* **PROBLEM TO WORK ON**: Write the records out again exactly, leaving no images in.

________________

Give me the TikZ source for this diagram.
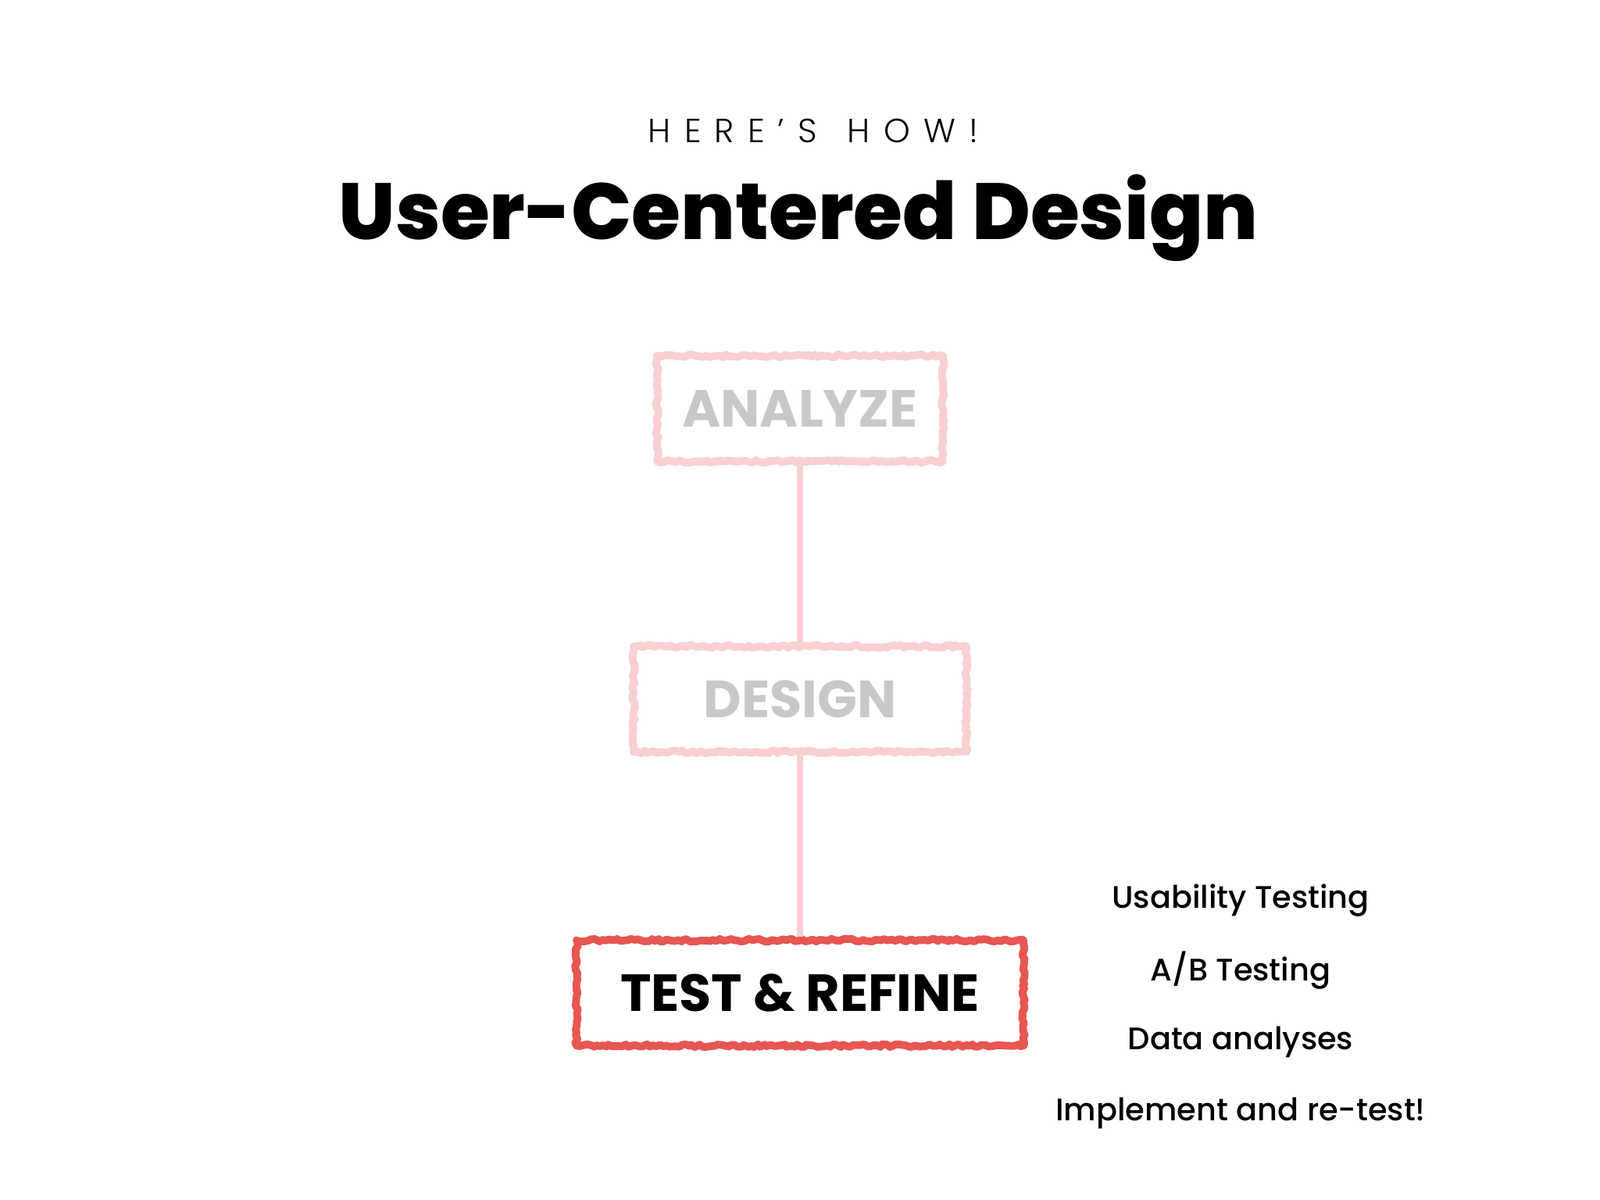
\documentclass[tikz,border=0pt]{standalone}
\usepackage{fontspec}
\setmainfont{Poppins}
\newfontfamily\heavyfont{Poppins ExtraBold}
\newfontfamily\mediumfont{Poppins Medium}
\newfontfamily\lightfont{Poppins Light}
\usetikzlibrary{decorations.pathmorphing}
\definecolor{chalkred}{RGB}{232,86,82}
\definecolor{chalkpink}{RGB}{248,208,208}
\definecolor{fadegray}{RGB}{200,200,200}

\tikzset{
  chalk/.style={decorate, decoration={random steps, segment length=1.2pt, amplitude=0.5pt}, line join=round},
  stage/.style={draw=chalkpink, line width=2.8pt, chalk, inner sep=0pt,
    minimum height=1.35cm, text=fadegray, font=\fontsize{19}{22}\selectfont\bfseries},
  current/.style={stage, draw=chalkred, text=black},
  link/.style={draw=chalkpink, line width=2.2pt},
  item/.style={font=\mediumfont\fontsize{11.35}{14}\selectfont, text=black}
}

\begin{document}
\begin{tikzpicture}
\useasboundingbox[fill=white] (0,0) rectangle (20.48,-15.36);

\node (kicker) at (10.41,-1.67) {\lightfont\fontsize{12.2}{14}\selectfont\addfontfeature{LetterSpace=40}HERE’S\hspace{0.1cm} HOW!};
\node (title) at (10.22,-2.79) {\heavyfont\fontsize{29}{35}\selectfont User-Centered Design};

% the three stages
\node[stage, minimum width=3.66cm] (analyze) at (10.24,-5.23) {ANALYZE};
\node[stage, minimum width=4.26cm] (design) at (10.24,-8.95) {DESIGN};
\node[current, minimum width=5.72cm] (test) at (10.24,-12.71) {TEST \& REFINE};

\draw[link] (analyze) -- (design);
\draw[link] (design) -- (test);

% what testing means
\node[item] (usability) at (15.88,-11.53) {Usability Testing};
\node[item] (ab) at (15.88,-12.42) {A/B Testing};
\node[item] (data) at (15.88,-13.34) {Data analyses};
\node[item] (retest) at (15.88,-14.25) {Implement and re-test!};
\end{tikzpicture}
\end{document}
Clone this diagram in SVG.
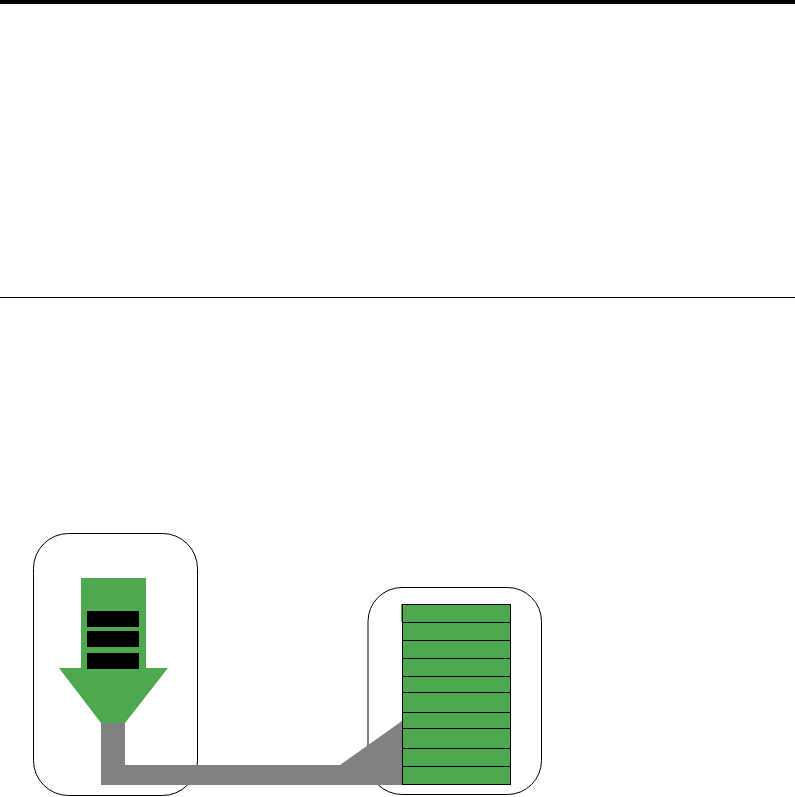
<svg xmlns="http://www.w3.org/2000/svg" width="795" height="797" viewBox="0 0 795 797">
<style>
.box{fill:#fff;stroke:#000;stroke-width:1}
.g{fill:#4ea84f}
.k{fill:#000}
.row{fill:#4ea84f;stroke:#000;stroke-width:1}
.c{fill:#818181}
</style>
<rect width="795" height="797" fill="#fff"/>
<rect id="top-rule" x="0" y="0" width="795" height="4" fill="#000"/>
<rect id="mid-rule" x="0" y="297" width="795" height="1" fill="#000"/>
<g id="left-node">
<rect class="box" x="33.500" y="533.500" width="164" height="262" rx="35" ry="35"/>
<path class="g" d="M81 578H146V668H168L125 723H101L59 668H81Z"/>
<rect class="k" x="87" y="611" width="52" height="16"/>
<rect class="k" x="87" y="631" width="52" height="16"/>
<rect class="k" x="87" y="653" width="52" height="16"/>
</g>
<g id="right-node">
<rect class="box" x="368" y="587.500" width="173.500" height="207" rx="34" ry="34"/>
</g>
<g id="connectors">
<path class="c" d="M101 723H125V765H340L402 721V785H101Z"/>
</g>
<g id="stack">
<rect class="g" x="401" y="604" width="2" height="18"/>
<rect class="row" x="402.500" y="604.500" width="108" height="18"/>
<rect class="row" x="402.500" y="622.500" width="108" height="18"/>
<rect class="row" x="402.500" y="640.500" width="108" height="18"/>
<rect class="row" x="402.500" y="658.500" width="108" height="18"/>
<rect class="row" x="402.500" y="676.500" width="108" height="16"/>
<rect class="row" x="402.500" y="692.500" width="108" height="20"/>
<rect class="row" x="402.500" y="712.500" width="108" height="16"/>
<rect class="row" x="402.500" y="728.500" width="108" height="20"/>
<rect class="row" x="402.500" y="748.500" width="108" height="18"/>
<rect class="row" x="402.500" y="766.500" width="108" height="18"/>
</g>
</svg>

________________

* **RESPONSE TO THE TASK**:
Give me the TikZ source for this diagram.
\documentclass[tikz,border=0pt]{standalone}
\usepackage{fontspec}
\setmainfont{Poppins}
\newfontfamily\heavyfont{Poppins ExtraBold}
\newfontfamily\mediumfont{Poppins Medium}
\newfontfamily\lightfont{Poppins Light}
\usetikzlibrary{decorations.pathmorphing}
\definecolor{chalkred}{RGB}{232,86,82}
\definecolor{chalkpink}{RGB}{248,208,208}
\definecolor{fadegray}{RGB}{200,200,200}

\tikzset{
  chalk/.style={decorate, decoration={random steps, segment length=1.2pt, amplitude=0.5pt}, line join=round},
  stage/.style={draw=chalkpink, line width=2.8pt, chalk, inner sep=0pt,
    minimum height=1.35cm, text=fadegray, font=\fontsize{19}{22}\selectfont\bfseries},
  current/.style={stage, draw=chalkred, text=black},
  link/.style={draw=chalkpink, line width=2.2pt},
  item/.style={font=\mediumfont\fontsize{11.35}{14}\selectfont, text=black}
}

\begin{document}
\begin{tikzpicture}
\useasboundingbox[fill=white] (0,0) rectangle (20.48,-15.36);

\node (kicker) at (10.41,-1.67) {\lightfont\fontsize{12.2}{14}\selectfont\addfontfeature{LetterSpace=40}HERE’S\hspace{0.1cm} HOW!};
\node (title) at (10.22,-2.79) {\heavyfont\fontsize{29}{35}\selectfont User-Centered Design};

% the three stages
\node[stage, minimum width=3.66cm] (analyze) at (10.24,-5.23) {ANALYZE};
\node[stage, minimum width=4.26cm] (design) at (10.24,-8.95) {DESIGN};
\node[current, minimum width=5.72cm] (test) at (10.24,-12.71) {TEST \& REFINE};

\draw[link] (analyze) -- (design);
\draw[link] (design) -- (test);

% what testing means
\node[item] (usability) at (15.88,-11.53) {Usability Testing};
\node[item] (ab) at (15.88,-12.42) {A/B Testing};
\node[item] (data) at (15.88,-13.34) {Data analyses};
\node[item] (retest) at (15.88,-14.25) {Implement and re-test!};
\end{tikzpicture}
\end{document}
Clone this diagram in SVG.
<svg xmlns="http://www.w3.org/2000/svg" width="795" height="797" viewBox="0 0 795 797">
<style>
.box{fill:#fff;stroke:#000;stroke-width:1}
.g{fill:#4ea84f}
.k{fill:#000}
.row{fill:#4ea84f;stroke:#000;stroke-width:1}
.c{fill:#818181}
</style>
<rect width="795" height="797" fill="#fff"/>
<rect id="top-rule" x="0" y="0" width="795" height="4" fill="#000"/>
<rect id="mid-rule" x="0" y="297" width="795" height="1" fill="#000"/>
<g id="left-node">
<rect class="box" x="33.500" y="533.500" width="164" height="262" rx="35" ry="35"/>
<path class="g" d="M81 578H146V668H168L125 723H101L59 668H81Z"/>
<rect class="k" x="87" y="611" width="52" height="16"/>
<rect class="k" x="87" y="631" width="52" height="16"/>
<rect class="k" x="87" y="653" width="52" height="16"/>
</g>
<g id="right-node">
<rect class="box" x="368" y="587.500" width="173.500" height="207" rx="34" ry="34"/>
</g>
<g id="connectors">
<path class="c" d="M101 723H125V765H340L402 721V785H101Z"/>
</g>
<g id="stack">
<rect class="g" x="401" y="604" width="2" height="18"/>
<rect class="row" x="402.500" y="604.500" width="108" height="18"/>
<rect class="row" x="402.500" y="622.500" width="108" height="18"/>
<rect class="row" x="402.500" y="640.500" width="108" height="18"/>
<rect class="row" x="402.500" y="658.500" width="108" height="18"/>
<rect class="row" x="402.500" y="676.500" width="108" height="16"/>
<rect class="row" x="402.500" y="692.500" width="108" height="20"/>
<rect class="row" x="402.500" y="712.500" width="108" height="16"/>
<rect class="row" x="402.500" y="728.500" width="108" height="20"/>
<rect class="row" x="402.500" y="748.500" width="108" height="18"/>
<rect class="row" x="402.500" y="766.500" width="108" height="18"/>
</g>
</svg>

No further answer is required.